Thursday, August 27, 2009
"Mr. Jones" by Counting Crows (1994)
1994. My last year of high school and first year of university. "Alternative" music is as popular as it has ever been and ever will be. Kurt Cobain has just killed himself but Pearl Jam, Alice in Chains and God knows who else from Seattle are still there to keep up the overly serious moping.
I had spent my whole life listening to 'alternative' radio stations and watching 'alternative' video shows (yes, there was a time when non-music TV channels had 'video shows', just like they'd have a 'news broadcast'). This was a time for redemption! A time when my musical tastes were vindicated!
I was bored out of my mind.
Stuck in my university dorm with whiny white males shrieking at me on all sides, I became about as contrary as I could be. I responded by blasting out Neil Diamond and Johnny Cash - before they became cool, mind you, before Rick Rubin had 'rehabilitated' both of them in the minds of 'cool kids'.
I get no credit for my progressive music tastes...
Anyway, I was still very much into new music. There was a lot of new stuff I was digging and exploring at the time - both inside and outside the mainstream.

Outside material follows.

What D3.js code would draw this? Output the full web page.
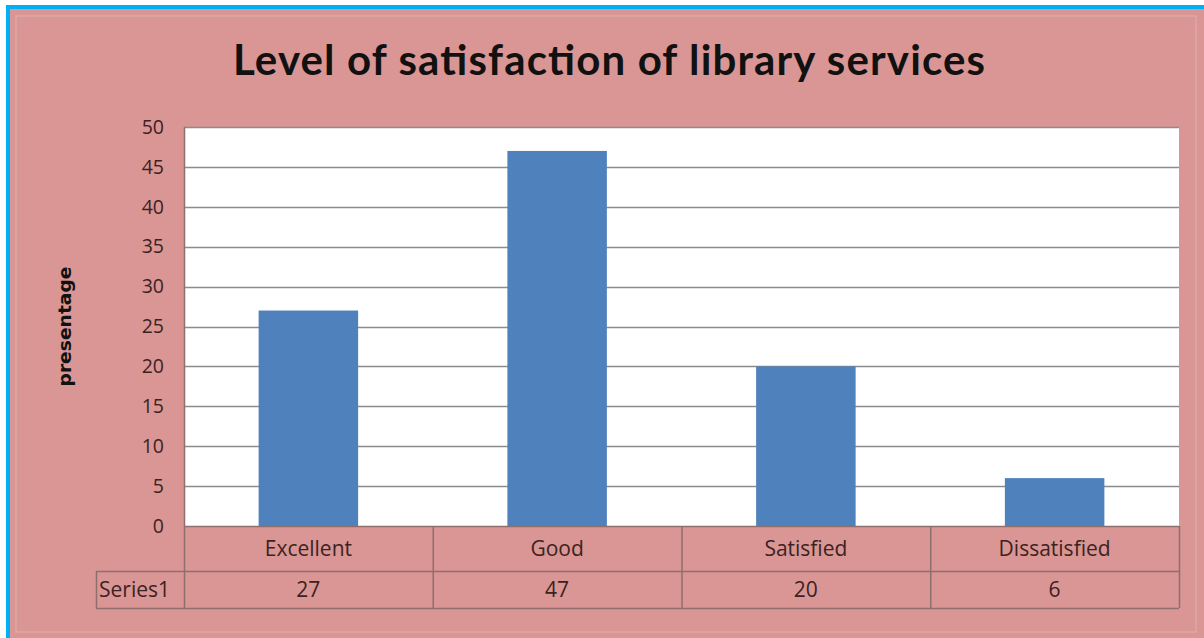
<!DOCTYPE html>
<html>
<head>
<meta charset="utf-8">
<script src="https://cdn.jsdelivr.net/npm/d3@7"></script>
<style>
  html, body { margin: 0; padding: 0; background: #ffffff; }
  svg { display: block; }
</style>
</head>
<body>
<svg id="chart" width="1204" height="638"></svg>
<script>
const title = "Level of satisfaction of library services";
const yAxisTitle = "presentage";
const seriesName = "Series1";
const categories = ["Excellent", "Good", "Satisfied", "Dissatisfied"];
const values = [27, 47, 20, 6];
const yTicks = [0, 5, 10, 15, 20, 25, 30, 35, 40, 45, 50];

const svg = d3.select("#chart");
const W = 1204, H = 638;
const plot = { left: 184, right: 1179, top: 127, bottom: 526 };
const rowH1 = 45, rowH2 = 37;
const tableLeft = 96;
const textColor = "#3d2222";
const lineColor = "#8f6e6e";
const font = "'Open Sans', sans-serif";

svg.append("rect").attr("x", 0).attr("y", 0).attr("width", W).attr("height", H).attr("fill", "#ffffff");
svg.append("rect").attr("x", 6).attr("y", 5).attr("width", W - 6).attr("height", H - 5).attr("fill", "#00b0f0");
svg.append("rect").attr("x", 10).attr("y", 9).attr("width", W - 10).attr("height", H - 9).attr("fill", "#d99694");
svg.append("rect").attr("x", 16).attr("y", 16).attr("width", W - 24).attr("height", H - 22)
  .attr("fill", "none").attr("stroke", "#e0a6a4").attr("stroke-width", 1.5);

const x = d3.scaleBand().domain(categories).range([plot.left, plot.right]).paddingInner(0.6).paddingOuter(0.3);
const xCell = d3.scaleBand().domain(categories).range([plot.left, plot.right]);
const y = d3.scaleLinear().domain([0, 50]).range([plot.bottom, plot.top]);

svg.append("rect").attr("x", plot.left).attr("y", plot.top)
  .attr("width", plot.right - plot.left).attr("height", plot.bottom - plot.top)
  .attr("fill", "#ffffff");

svg.append("g").selectAll("line").data(yTicks.filter(d => d > 0)).join("line")
  .attr("x1", plot.left).attr("x2", plot.right)
  .attr("y1", d => Math.round(y(d)) + 0.5).attr("y2", d => Math.round(y(d)) + 0.5)
  .attr("stroke", "#8c8c8c").attr("stroke-width", 1.5);

svg.append("g").selectAll("rect").data(values).join("rect")
  .attr("x", (d, i) => x(categories[i]))
  .attr("width", x.bandwidth())
  .attr("y", d => y(d))
  .attr("height", d => y(0) - y(d))
  .attr("fill", "#4f81bd");

const yAxis = d3.axisLeft(y).tickValues(yTicks).tickSize(0).tickPadding(20);
const yg = svg.append("g").attr("transform", `translate(${plot.left},0)`).call(yAxis);
yg.select(".domain").remove();
yg.selectAll("text").attr("font-family", font).attr("font-size", 19.5).attr("fill", textColor);

svg.append("text")
  .attr("transform", `translate(71,${(plot.top + plot.bottom) / 2}) rotate(-90)`)
  .attr("text-anchor", "middle")
  .attr("font-family", "'DejaVu Sans Condensed', 'DejaVu Sans', sans-serif")
  .attr("font-weight", "bold").attr("font-size", 18).attr("fill", "#111")
  .attr("textLength", 120).attr("lengthAdjust", "spacingAndGlyphs")
  .text(yAxisTitle);

svg.append("text")
  .attr("x", 609).attr("y", 75)
  .attr("text-anchor", "middle")
  .attr("font-family", "Lato, sans-serif").attr("font-weight", "bold").attr("font-size", 42)
  .attr("fill", "#111")
  .attr("textLength", 752).attr("lengthAdjust", "spacing")
  .text(title);

const t = svg.append("g");
const r1Top = plot.bottom, r1Bot = plot.bottom + rowH1, r2Bot = r1Bot + rowH2;
const vx = [plot.left].concat(categories.map(c => xCell(c) + xCell.bandwidth()));
t.selectAll("line.v").data(vx).join("line").attr("class", "v")
  .attr("x1", d => d + 0.5).attr("x2", d => d + 0.5)
  .attr("y1", (d, i) => i === 0 ? plot.top : r1Top).attr("y2", r2Bot)
  .attr("stroke", lineColor).attr("stroke-width", 1.5);
t.append("line").attr("x1", tableLeft + 0.5).attr("x2", tableLeft + 0.5).attr("y1", r1Bot).attr("y2", r2Bot)
  .attr("stroke", lineColor).attr("stroke-width", 1.5);
t.append("line").attr("x1", plot.left).attr("x2", plot.right).attr("y1", r1Top + 0.5).attr("y2", r1Top + 0.5)
  .attr("stroke", lineColor).attr("stroke-width", 1.5);
[r1Bot, r2Bot].forEach(yy => t.append("line").attr("x1", tableLeft).attr("x2", plot.right)
  .attr("y1", yy + 0.5).attr("y2", yy + 0.5).attr("stroke", lineColor).attr("stroke-width", 1.5));

t.selectAll("text.cat").data(categories).join("text").attr("class", "cat")
  .attr("x", d => xCell(d) + xCell.bandwidth() / 2).attr("y", r1Top + 30)
  .attr("text-anchor", "middle").attr("font-family", font).attr("font-size", 21).attr("fill", textColor)
  .text(d => d);
t.selectAll("text.val").data(values).join("text").attr("class", "val")
  .attr("x", (d, i) => xCell(categories[i]) + xCell.bandwidth() / 2).attr("y", r1Bot + 26)
  .attr("text-anchor", "middle").attr("font-family", font).attr("font-size", 21).attr("fill", textColor)
  .text(d => d);
t.append("text").attr("x", tableLeft + 3).attr("y", r1Bot + 26)
  .attr("font-family", font).attr("font-size", 21).attr("fill", textColor)
  .text(seriesName);
</script>
</body>
</html>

Well, in any case, the 'mainstream/alternative' spectrum had been altered, and first-year university students are obsessed with being as 'alternative' as they can be (not just musically, of course), yet within that range I found myself with pretty catholic musical tastes.
Adam Duritz has found plenty of ways in the years since to annoy the bollocks off of me (dating Jennifer Aniston, for example). Yet this initial volley still inspires me. It's almost Dave Matthews Band or even Spin Doctors, and sooner or later it's bound to soundtrack a beer commercial, yet there is something real and genuine here. Wikipedia claims that Duritz suffers from dissociative disorder. I would have no idea about that, but if it's true, it would make a more than a little sense - or rather, this song might make a little more sense. I've never seen Counting Crows live, and if I've seen a video for this song it doesn't stick in my mind, but I imagine Duritz singing it in a kind of spaced-out reverie. He seems to be well in his own world here, emoting to and about his Dylan-rip-off acquaintance (note: if you're stealing your signature song's archetype from a Bob Dylan song, you might not want to actually say "I want to be Bob Dylan" in your lyrics). He doesn't quite take flight, but you sense that he performs this song without really any awareness of the people around him.
If it's so, that might be creepy, but it taps into something transportative about the best music that I constantly find myself looking for. Music should send the listener somewhere. It needn't send the performer somewhere, but if it does, it can create a bond between listener and performer - a bond, of course, later undone if the performer happens to be kind of a wanker. Adam Duritz is, clearly, speaking a load of rubbish here about whatever comes into his head ("Grey is my favourite colour; I felt so symbolic yesterday. If I knew Picasso, I would find myself a grey guitar and play") and I imagine listening to a dozen songs just like "Mr. Jones" would be a fresh hell. Yet as a one-off, as a novelty, "Mr. Jones" still works.